WebAssembly / component-model

Repository for design and specification of the Component Model
Other
933 stars 79 forks source link

Explicit field offsets in records? #194

Open titzer opened 1 year ago

titzer commented 1 year ago

In some situations, we might want to describe record types from existing binary formats or low-level software layers that already have fixed layouts that cannot be changed. Sometimes such records have alignment or unused space between fields. A natural way to express this is to have (byte) offsets on fields, rather than relying on a particular packing behavior.

For example, I've found this particular useful for describing file formats and kernel interfaces in a related project.

Is this something that could be added to the WIT record definition, e.g. as an optional field offset?

lukewagner commented 1 year ago

Currently, the scope of Wit (and the component model types it is based on top of) is to describe abstract values interchanged between different guest or host languages, where we specifically want to abstract over the binary layout/representation, leaving these choices as encapsulated impl details of canon lift or canon lower. Describing preexisting byte layouts of files or syscalls seems like a rather different problem to solve with different design constraints that may ultimately suggest a different approach altogether (e.g., if it was a goal to faithfully describe existing C ABI layouts) and so I'd be reticent to add just a little bit of memory layout metadata without understanding the whole problem we're trying to solve.

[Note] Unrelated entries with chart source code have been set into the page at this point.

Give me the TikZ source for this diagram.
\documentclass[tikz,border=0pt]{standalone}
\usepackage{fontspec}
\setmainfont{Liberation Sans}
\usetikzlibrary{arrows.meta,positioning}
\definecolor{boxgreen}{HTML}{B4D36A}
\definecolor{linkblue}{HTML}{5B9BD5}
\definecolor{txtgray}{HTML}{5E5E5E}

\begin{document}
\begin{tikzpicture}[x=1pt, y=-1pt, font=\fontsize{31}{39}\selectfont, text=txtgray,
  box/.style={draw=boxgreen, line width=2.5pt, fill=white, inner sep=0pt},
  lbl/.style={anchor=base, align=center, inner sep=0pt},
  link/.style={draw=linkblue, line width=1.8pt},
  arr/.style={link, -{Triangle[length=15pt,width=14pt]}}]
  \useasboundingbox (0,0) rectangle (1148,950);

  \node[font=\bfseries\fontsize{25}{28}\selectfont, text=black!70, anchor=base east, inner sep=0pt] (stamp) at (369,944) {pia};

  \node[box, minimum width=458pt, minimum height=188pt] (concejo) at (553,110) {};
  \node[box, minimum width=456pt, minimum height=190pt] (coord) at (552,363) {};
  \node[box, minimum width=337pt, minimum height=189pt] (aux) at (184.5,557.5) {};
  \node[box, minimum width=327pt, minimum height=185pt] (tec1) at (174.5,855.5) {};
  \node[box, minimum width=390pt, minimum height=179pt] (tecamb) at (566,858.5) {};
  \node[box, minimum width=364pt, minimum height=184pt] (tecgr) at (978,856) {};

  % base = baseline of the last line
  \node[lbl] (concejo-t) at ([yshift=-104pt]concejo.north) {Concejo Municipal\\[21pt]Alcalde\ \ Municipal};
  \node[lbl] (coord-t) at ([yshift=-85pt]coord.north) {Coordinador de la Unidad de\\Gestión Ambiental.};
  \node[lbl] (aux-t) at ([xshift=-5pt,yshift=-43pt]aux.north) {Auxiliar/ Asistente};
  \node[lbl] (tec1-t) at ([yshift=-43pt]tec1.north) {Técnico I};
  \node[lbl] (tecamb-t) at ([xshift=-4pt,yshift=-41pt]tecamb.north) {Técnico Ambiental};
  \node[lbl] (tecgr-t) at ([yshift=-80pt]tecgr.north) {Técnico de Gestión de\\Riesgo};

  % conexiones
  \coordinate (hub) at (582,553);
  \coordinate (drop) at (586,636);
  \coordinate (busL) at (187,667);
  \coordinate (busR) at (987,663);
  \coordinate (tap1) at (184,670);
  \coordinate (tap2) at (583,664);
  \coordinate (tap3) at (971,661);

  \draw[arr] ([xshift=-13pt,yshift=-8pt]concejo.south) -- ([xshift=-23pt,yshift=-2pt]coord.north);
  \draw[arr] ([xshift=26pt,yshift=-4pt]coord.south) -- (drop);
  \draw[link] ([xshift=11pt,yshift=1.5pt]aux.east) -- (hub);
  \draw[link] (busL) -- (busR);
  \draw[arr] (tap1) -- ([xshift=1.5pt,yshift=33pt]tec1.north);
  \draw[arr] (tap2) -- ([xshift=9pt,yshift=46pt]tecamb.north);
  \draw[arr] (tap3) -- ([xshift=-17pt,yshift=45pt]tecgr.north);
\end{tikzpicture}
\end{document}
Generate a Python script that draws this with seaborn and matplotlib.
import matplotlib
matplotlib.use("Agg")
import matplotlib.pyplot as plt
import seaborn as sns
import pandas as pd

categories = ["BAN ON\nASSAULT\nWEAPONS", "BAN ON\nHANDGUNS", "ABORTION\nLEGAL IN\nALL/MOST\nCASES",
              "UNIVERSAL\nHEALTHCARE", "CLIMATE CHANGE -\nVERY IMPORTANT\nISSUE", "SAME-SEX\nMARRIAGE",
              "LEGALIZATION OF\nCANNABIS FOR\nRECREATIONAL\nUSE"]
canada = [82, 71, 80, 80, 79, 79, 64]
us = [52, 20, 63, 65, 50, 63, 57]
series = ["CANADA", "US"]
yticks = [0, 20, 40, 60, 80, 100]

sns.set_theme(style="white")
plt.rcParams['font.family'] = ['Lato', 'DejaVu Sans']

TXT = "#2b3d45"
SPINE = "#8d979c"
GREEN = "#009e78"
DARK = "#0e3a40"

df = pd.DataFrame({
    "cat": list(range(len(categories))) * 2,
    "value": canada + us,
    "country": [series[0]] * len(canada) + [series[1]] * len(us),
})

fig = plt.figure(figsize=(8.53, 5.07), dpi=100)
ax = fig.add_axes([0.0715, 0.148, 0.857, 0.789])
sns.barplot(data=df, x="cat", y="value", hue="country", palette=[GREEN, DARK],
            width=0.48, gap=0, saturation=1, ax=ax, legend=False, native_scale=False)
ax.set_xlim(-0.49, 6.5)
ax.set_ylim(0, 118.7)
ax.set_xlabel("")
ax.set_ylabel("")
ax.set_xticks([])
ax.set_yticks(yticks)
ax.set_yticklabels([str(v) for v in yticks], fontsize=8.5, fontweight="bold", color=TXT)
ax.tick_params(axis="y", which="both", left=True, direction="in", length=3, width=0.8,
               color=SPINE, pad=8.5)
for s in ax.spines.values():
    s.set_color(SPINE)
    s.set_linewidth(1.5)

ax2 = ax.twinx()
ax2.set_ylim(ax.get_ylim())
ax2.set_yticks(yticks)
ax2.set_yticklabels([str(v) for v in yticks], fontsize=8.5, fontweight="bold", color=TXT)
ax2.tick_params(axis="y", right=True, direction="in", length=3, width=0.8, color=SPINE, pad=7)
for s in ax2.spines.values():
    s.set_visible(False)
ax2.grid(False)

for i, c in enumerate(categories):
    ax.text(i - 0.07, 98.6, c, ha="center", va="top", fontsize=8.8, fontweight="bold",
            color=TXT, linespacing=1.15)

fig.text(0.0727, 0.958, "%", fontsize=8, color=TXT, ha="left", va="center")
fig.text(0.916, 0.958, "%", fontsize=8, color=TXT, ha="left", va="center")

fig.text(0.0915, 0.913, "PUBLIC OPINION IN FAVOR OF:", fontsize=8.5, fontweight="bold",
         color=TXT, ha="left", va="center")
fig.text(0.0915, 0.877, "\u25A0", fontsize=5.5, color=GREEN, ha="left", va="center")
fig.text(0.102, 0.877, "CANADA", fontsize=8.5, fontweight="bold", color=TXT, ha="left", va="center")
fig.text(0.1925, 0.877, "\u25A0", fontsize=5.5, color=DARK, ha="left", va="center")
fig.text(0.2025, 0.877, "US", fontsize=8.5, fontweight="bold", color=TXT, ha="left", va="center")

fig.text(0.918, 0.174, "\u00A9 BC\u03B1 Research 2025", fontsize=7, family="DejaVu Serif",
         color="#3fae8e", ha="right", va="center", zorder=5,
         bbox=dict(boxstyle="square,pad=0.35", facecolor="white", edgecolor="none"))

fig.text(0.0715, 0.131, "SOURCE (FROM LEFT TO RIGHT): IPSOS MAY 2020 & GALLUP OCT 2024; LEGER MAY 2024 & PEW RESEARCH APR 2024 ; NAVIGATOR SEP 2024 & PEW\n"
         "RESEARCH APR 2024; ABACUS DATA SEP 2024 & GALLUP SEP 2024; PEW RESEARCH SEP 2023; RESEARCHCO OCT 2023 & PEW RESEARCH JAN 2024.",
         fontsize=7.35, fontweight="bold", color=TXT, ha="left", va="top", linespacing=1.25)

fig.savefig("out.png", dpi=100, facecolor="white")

That being said, I can imagine some scenarios where today we'd describe file/socket payloads via list<u8> or stream<u8>, but if we could overlay better type information on top of or in place of that u8, we could get much nicer automatic bindgen (that otherwise the user would have to write manually). So maybe there is something useful we can do in this more-focused context, but I'm not sure if that means simply adding offsets to existing records or perhaps introducing new type constructor(s) oriented towards overlaying linear byte sequences.

titzer commented 1 year ago

Ok, I can see how explicit field offsets are effectively part of an ABI, and thus part of a lowering of abstract Wit records. What would be the right way to nail down a specific (linear memory) lowering to conform to a layout dictated by existing software or hardware?

titzer commented 1 year ago

FWIW, Virgil has an embedded DSL for specifying memory layouts: https://github.com/titzer/virgil/blob/master/doc/tutorial/Layouts.md

lukewagner commented 1 year ago

Hmm, thinking about this question again, maybe you're right that the best place to put this sort of layout information in indeed on the record. It wouldn't be part of the abstract value being copied between components (which is where I was initially hung up), but rather the layout information would feed into the Canonical ABI lift/lower algorithms and override the default layout rules. I guess this isn't technically different than what we do for existing specializations like flags which are semantically just bool-valued records, but, because you said "flags", the ABI changes to bitfields.